- [Short exercise]: Please transcribe the listing below in full and word for word, without its pictures.
....
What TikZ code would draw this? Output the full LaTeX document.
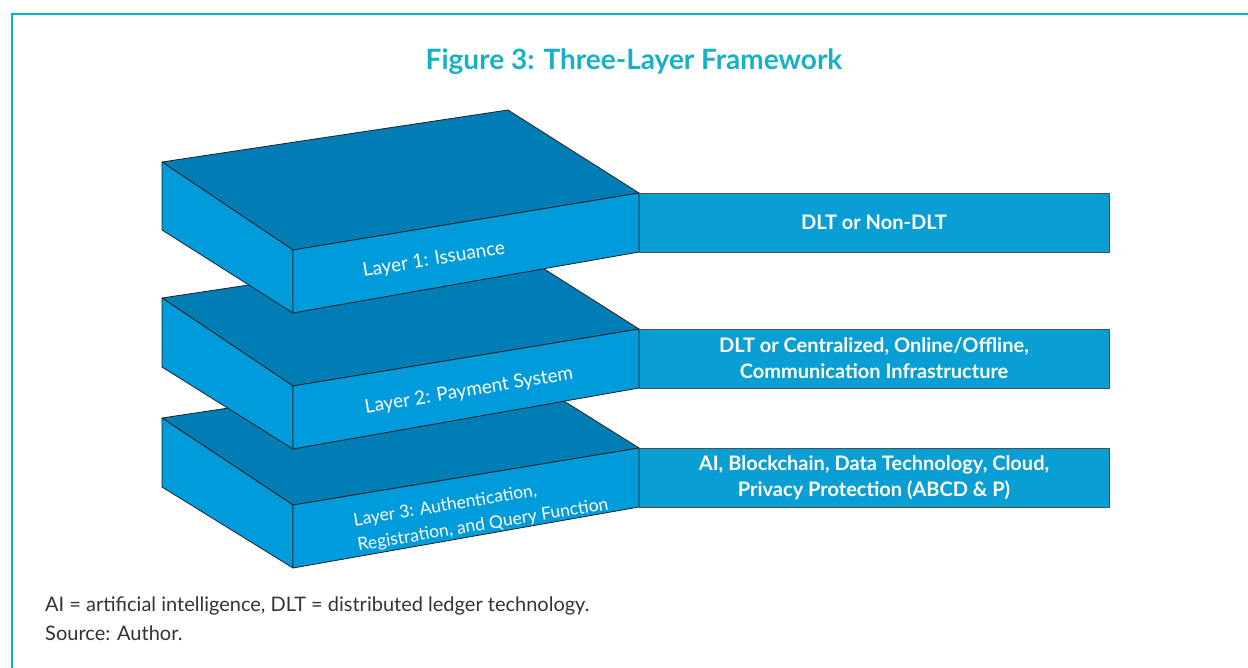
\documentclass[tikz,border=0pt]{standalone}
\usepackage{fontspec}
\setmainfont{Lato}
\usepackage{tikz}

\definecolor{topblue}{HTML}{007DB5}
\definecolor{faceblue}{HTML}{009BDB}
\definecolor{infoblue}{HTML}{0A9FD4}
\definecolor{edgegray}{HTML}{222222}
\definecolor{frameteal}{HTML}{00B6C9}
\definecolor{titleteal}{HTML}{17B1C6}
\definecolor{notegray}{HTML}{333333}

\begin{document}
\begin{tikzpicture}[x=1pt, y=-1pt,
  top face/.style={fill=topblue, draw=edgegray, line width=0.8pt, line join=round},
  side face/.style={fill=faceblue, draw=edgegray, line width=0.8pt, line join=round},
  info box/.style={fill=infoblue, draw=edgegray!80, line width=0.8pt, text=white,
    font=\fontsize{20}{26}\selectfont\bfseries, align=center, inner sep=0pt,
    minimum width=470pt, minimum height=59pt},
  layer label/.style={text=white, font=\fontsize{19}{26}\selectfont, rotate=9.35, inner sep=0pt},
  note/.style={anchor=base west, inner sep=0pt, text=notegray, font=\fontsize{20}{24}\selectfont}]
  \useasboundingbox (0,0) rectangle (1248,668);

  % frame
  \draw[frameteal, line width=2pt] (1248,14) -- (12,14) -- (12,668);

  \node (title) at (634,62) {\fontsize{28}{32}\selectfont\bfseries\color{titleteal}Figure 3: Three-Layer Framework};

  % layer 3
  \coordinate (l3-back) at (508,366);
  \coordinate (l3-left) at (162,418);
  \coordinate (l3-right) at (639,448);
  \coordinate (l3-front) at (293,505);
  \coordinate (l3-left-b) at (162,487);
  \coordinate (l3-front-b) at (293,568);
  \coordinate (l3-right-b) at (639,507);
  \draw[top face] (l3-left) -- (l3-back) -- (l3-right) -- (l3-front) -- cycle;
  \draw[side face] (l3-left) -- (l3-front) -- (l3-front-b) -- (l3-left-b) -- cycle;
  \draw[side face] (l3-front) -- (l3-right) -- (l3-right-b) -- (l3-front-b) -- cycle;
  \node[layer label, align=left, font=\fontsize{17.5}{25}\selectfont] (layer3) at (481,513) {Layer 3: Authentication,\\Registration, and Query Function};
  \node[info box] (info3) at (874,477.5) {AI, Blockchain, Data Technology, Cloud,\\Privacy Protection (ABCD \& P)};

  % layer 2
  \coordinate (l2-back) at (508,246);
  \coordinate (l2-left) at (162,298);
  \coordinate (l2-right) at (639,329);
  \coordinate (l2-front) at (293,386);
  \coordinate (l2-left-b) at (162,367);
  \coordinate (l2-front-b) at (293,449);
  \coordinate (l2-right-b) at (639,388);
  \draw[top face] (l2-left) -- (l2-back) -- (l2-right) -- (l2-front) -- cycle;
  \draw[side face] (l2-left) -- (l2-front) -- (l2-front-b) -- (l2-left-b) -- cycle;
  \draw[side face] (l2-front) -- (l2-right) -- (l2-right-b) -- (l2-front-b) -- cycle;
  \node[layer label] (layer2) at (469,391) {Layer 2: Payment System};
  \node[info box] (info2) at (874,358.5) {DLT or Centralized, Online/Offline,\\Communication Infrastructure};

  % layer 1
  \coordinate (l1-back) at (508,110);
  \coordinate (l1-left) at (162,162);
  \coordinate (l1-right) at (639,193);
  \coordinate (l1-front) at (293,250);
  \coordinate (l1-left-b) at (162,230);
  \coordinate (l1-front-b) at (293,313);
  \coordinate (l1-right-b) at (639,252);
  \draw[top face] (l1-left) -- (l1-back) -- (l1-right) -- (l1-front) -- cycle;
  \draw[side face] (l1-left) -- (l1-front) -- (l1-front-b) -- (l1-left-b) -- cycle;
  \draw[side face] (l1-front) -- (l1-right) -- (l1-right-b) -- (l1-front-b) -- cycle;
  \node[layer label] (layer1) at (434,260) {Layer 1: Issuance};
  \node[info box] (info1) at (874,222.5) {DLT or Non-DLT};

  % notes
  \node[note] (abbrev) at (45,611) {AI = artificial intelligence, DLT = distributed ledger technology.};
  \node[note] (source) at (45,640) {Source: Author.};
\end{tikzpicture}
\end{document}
....
- [Task response]:
What TikZ code would draw this? Output the full LaTeX document.
\documentclass[tikz,border=0pt]{standalone}
\usepackage{fontspec}
\setmainfont{Lato}
\usepackage{tikz}

\definecolor{topblue}{HTML}{007DB5}
\definecolor{faceblue}{HTML}{009BDB}
\definecolor{infoblue}{HTML}{0A9FD4}
\definecolor{edgegray}{HTML}{222222}
\definecolor{frameteal}{HTML}{00B6C9}
\definecolor{titleteal}{HTML}{17B1C6}
\definecolor{notegray}{HTML}{333333}

\begin{document}
\begin{tikzpicture}[x=1pt, y=-1pt,
  top face/.style={fill=topblue, draw=edgegray, line width=0.8pt, line join=round},
  side face/.style={fill=faceblue, draw=edgegray, line width=0.8pt, line join=round},
  info box/.style={fill=infoblue, draw=edgegray!80, line width=0.8pt, text=white,
    font=\fontsize{20}{26}\selectfont\bfseries, align=center, inner sep=0pt,
    minimum width=470pt, minimum height=59pt},
  layer label/.style={text=white, font=\fontsize{19}{26}\selectfont, rotate=9.35, inner sep=0pt},
  note/.style={anchor=base west, inner sep=0pt, text=notegray, font=\fontsize{20}{24}\selectfont}]
  \useasboundingbox (0,0) rectangle (1248,668);

  % frame
  \draw[frameteal, line width=2pt] (1248,14) -- (12,14) -- (12,668);

  \node (title) at (634,62) {\fontsize{28}{32}\selectfont\bfseries\color{titleteal}Figure 3: Three-Layer Framework};

  % layer 3
  \coordinate (l3-back) at (508,366);
  \coordinate (l3-left) at (162,418);
  \coordinate (l3-right) at (639,448);
  \coordinate (l3-front) at (293,505);
  \coordinate (l3-left-b) at (162,487);
  \coordinate (l3-front-b) at (293,568);
  \coordinate (l3-right-b) at (639,507);
  \draw[top face] (l3-left) -- (l3-back) -- (l3-right) -- (l3-front) -- cycle;
  \draw[side face] (l3-left) -- (l3-front) -- (l3-front-b) -- (l3-left-b) -- cycle;
  \draw[side face] (l3-front) -- (l3-right) -- (l3-right-b) -- (l3-front-b) -- cycle;
  \node[layer label, align=left, font=\fontsize{17.5}{25}\selectfont] (layer3) at (481,513) {Layer 3: Authentication,\\Registration, and Query Function};
  \node[info box] (info3) at (874,477.5) {AI, Blockchain, Data Technology, Cloud,\\Privacy Protection (ABCD \& P)};

  % layer 2
  \coordinate (l2-back) at (508,246);
  \coordinate (l2-left) at (162,298);
  \coordinate (l2-right) at (639,329);
  \coordinate (l2-front) at (293,386);
  \coordinate (l2-left-b) at (162,367);
  \coordinate (l2-front-b) at (293,449);
  \coordinate (l2-right-b) at (639,388);
  \draw[top face] (l2-left) -- (l2-back) -- (l2-right) -- (l2-front) -- cycle;
  \draw[side face] (l2-left) -- (l2-front) -- (l2-front-b) -- (l2-left-b) -- cycle;
  \draw[side face] (l2-front) -- (l2-right) -- (l2-right-b) -- (l2-front-b) -- cycle;
  \node[layer label] (layer2) at (469,391) {Layer 2: Payment System};
  \node[info box] (info2) at (874,358.5) {DLT or Centralized, Online/Offline,\\Communication Infrastructure};

  % layer 1
  \coordinate (l1-back) at (508,110);
  \coordinate (l1-left) at (162,162);
  \coordinate (l1-right) at (639,193);
  \coordinate (l1-front) at (293,250);
  \coordinate (l1-left-b) at (162,230);
  \coordinate (l1-front-b) at (293,313);
  \coordinate (l1-right-b) at (639,252);
  \draw[top face] (l1-left) -- (l1-back) -- (l1-right) -- (l1-front) -- cycle;
  \draw[side face] (l1-left) -- (l1-front) -- (l1-front-b) -- (l1-left-b) -- cycle;
  \draw[side face] (l1-front) -- (l1-right) -- (l1-right-b) -- (l1-front-b) -- cycle;
  \node[layer label] (layer1) at (434,260) {Layer 1: Issuance};
  \node[info box] (info1) at (874,222.5) {DLT or Non-DLT};

  % notes
  \node[note] (abbrev) at (45,611) {AI = artificial intelligence, DLT = distributed ledger technology.};
  \node[note] (source) at (45,640) {Source: Author.};
\end{tikzpicture}
\end{document}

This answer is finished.